Now, as sanctions on Russia become effective and the supply of wheat from Ukraine is disrupted, further and yet larger increases in energy and food prices are in prospect. For example, in the UK price caps on retail gas and electricity were raised by Ofgem on 1 April, reflecting huge upward movements in wholesale prices. 

Last November the Bank of England expected in its Monetary Policy Report that retail gas prices would increase by around 35 per cent and electricity prices by around 20 per cent, but the latest geopolitical turmoil argues for even higher numbers.

Similar developments are to be envisaged in all the world’s nations. When asked in future about the causes of 2022’s dreadful inflation figures, many participants in the debate on economic policy will be tempted to give the answer, “Ukraine”. The drama and horror of recent events in that country are so compelling that the one word may persuade without further ado.

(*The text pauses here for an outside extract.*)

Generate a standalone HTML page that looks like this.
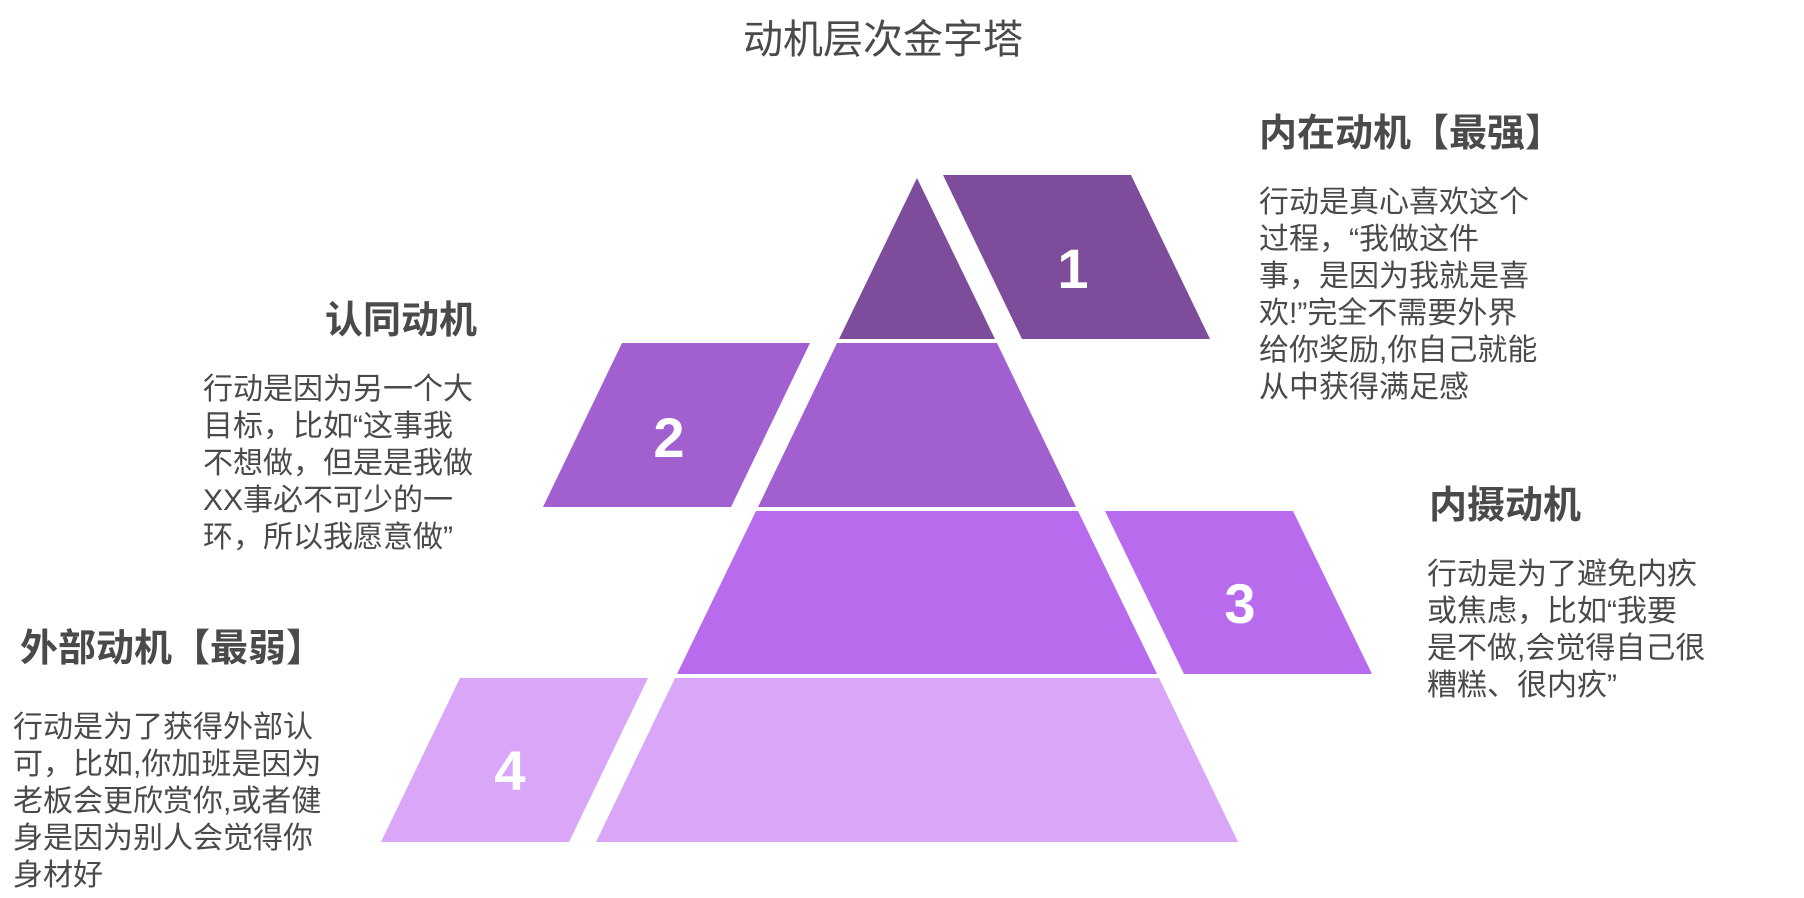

This would echo a widely-accepted explanation for the inflation of the 1970s. 

A familiar narrative interprets the quadrupling of oil prices in late 1973 and early 1974, when the Organization of the Petroleum Exporting Countries (OPEC) flexed its market power for the first time, as the principal influence on the surge in UK inflation to over 27 per cent in summer 1975. 

Plainly, if the price of an important component of a consumer price index goes up four times, a big effect on the overall increase in that price index is unavoidable. No one disputes that. But there is much more to say. 

The truth is that movements in major price indices reflect a mixture of increases and decreases. It is possible for the effect of an increase in oil prices on consumer prices to be offset by the effect of decreases in the prices of everything else. 

Just as the entire world is being hit at present by a leap in oil and gas prices, so in 1974 and 1975 all nations (apart from the oil exporters themselves) suffered from the surge in oil and gas prices due to the OPEC embargo.

Central banks are currently blaming everyone except themselves

But inflation rates differed dramatically between nations. In the UK the three years 1973, 1974 and 1975 saw increases in consumer prices of 9.2 per cent, 16.0 per cent and 24.2 per cent respectively; in West Germany (as it then was) the three years reported increases in consumer prices of 7.0 per cent, 7.0 per cent and 5.9 per cent. Germany had the same shock as the UK from the jump in the price of internationally-traded oil, but its price level as a whole was affected much less. 

The obvious question arises, “why was Germany so much more successful?” The point was that Germany and Britain had had contrasting monetary experiences in the twentieth century. The dominant folk memory of Germany’s economists was the Weimar hyperinflation of 1923, while that of Britain’s economists was the unemployment of the 1930s. 

The majority of German economists believed that inflation was due to excessive growth of the quantity of money and should be checked by control over the quantity of money, whereas most of their British counterparts believed in price and wage controls, even if that meant the government had to cuddle up to the trade unions. 

Germany kept money growth down; in the UK the Bank of England allowed the annual rate of money growth to exceed 25 per cent. The resulting divergence in inflation rates was one reason for the rise of monetarism, which led to the sound money emphases of the Thatcher government in its early years. 

Today, it remains vital to follow trends in the quantity of money. Monitoring these trends enables the pattern of inflation, between nations and across time, to be understood. Central banks are at present blaming anyone but themselves for the upturn in inflation, with President Putin as an international hate figure and a convenient scapegoat. 

But two facts cannot be escaped. First, upward pressures on inflation were evident a year ago, well before the Ukraine tragedy reached the headlines. 

Second, the USA has faster inflation than Europe because it has indulged in higher and more irresponsible money growth, and Europe has faster inflation than Japan because its money growth also has been excessive and well ahead of Japan’s. 

Invoking “Ukraine” as the principal cause of 2022’s inflation is wrong, just as blaming it all on “OPEC” or “the trade unions” was wrong in the 1970s.